Even if the unemployment rate will rise to 4.3%, it would still remain within historical lows territory, but higher than the 3.2% recorded two years ago. According to analysts from Westpac, persistent high levels of net migration are fueling robust population expansion, which in turn is bolstering both labor supply and demand.

However, the elevated interest rates are having a dampening effect on economic activity and while employment continues to increase at a modest pace, it is not sufficient to accommodate the labor force expansion.

In the U.S. the consensus for the final manufacturing PMI is to remain unchanged at 49.9; the ISM manufacturing PMI is expected to drop from 50.3 to 50.1 and the ISM manufacturing prices are likely to drop from 55.8 to 55.6.

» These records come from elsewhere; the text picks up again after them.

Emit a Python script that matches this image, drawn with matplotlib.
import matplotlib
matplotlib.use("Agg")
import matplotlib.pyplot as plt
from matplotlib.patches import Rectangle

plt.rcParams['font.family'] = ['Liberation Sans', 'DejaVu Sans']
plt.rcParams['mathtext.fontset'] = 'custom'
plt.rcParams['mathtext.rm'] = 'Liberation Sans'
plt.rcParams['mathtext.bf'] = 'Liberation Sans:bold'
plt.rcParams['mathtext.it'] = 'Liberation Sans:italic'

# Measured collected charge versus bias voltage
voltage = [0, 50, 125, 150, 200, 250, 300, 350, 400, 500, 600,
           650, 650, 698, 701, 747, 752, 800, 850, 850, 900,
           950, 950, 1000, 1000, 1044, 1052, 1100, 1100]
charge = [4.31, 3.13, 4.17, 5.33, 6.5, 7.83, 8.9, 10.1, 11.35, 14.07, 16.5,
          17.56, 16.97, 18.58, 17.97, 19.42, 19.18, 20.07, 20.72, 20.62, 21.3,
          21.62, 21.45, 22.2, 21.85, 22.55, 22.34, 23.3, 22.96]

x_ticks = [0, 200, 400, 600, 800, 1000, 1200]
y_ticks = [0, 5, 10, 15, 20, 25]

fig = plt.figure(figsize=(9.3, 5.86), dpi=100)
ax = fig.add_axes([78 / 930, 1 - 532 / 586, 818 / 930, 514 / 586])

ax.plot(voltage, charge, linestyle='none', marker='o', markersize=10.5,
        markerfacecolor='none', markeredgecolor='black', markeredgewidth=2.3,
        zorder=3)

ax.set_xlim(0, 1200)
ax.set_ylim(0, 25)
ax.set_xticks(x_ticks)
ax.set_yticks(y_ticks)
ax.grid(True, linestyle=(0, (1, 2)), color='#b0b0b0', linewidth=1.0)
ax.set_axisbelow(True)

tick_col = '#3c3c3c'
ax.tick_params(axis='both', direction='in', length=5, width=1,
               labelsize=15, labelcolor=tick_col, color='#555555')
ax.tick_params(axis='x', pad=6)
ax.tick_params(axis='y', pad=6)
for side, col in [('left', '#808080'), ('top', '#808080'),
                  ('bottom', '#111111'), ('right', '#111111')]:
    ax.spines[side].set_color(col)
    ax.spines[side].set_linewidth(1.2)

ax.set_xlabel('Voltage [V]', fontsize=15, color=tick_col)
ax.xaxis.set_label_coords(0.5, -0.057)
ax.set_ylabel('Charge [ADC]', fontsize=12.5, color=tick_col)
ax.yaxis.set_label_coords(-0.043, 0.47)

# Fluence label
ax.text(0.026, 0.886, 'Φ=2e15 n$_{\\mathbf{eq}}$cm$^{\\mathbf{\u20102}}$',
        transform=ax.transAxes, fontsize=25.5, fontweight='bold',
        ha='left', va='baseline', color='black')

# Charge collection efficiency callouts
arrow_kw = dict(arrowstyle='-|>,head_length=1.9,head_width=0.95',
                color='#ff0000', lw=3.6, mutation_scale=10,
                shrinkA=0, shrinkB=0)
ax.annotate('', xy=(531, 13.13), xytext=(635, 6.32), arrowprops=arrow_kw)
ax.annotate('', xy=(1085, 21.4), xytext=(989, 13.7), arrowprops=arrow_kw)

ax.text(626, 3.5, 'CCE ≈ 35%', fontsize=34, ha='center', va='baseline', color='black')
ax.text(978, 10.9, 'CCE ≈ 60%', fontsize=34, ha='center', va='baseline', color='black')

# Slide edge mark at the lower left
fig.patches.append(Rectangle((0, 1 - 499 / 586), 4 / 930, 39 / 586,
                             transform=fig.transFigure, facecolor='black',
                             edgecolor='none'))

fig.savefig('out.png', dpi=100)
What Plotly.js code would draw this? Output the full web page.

The U.S. economic data surprised to the upside lately reflecting the resilience of the economy. The ISM manufacturing index printed below the 50 level for 16 consecutive months signaling contraction in the sector. However, in March it rebounded back to above 50, breaking the cycle.

Analysts at Wells Fargo stressed that manufacturing data has not been consistent with the stellar growth in the service economy for the past year and a half. This week’s data will show if the manufacturing sector is on its way to recovery.

The FOMC meeting is the most awaited event of the week. After the latest economic data the market is not expecting rate cuts from the Fed any time soon with market participants now believing a first cut will come in December. However, until then many things can happen.

At this week’s meeting it is widely expected that the Fed will keep the federal funds rate unchanged. All eyes will be on what Powell will have to say, but it is very likely that he will reiterate that future decisions are data dependent.

The consensus for the Swiss CPI m/m data is a rise by 0.1%. Last month the Swiss CPI y/y printed at 1.0% which is below the SNB’s target of 2.0%. In Switzerland the inflation is expected to remain in this 0-2% range for some time with SNB’s Martin and Moser noting that “our latest forecast indicates that inflation is likely to remain within the price stability range over the next three years, even taking into account the recent interest-rate cut.”

In the U.S. the consensus is for the average hourly earnings to rise by 0.3%, same as last month. The non-farm employment change is expected to drop from 303K to 243K and the unemployment rate is likely to remain unchanged at 3.8%.

Since the beginning of the year the expectations have been that the labor market will soften, but the data surprised to the upside. However, there have been some signs of cooling down especially with a reduction in job postings from small companies and layoffs continuing to occur.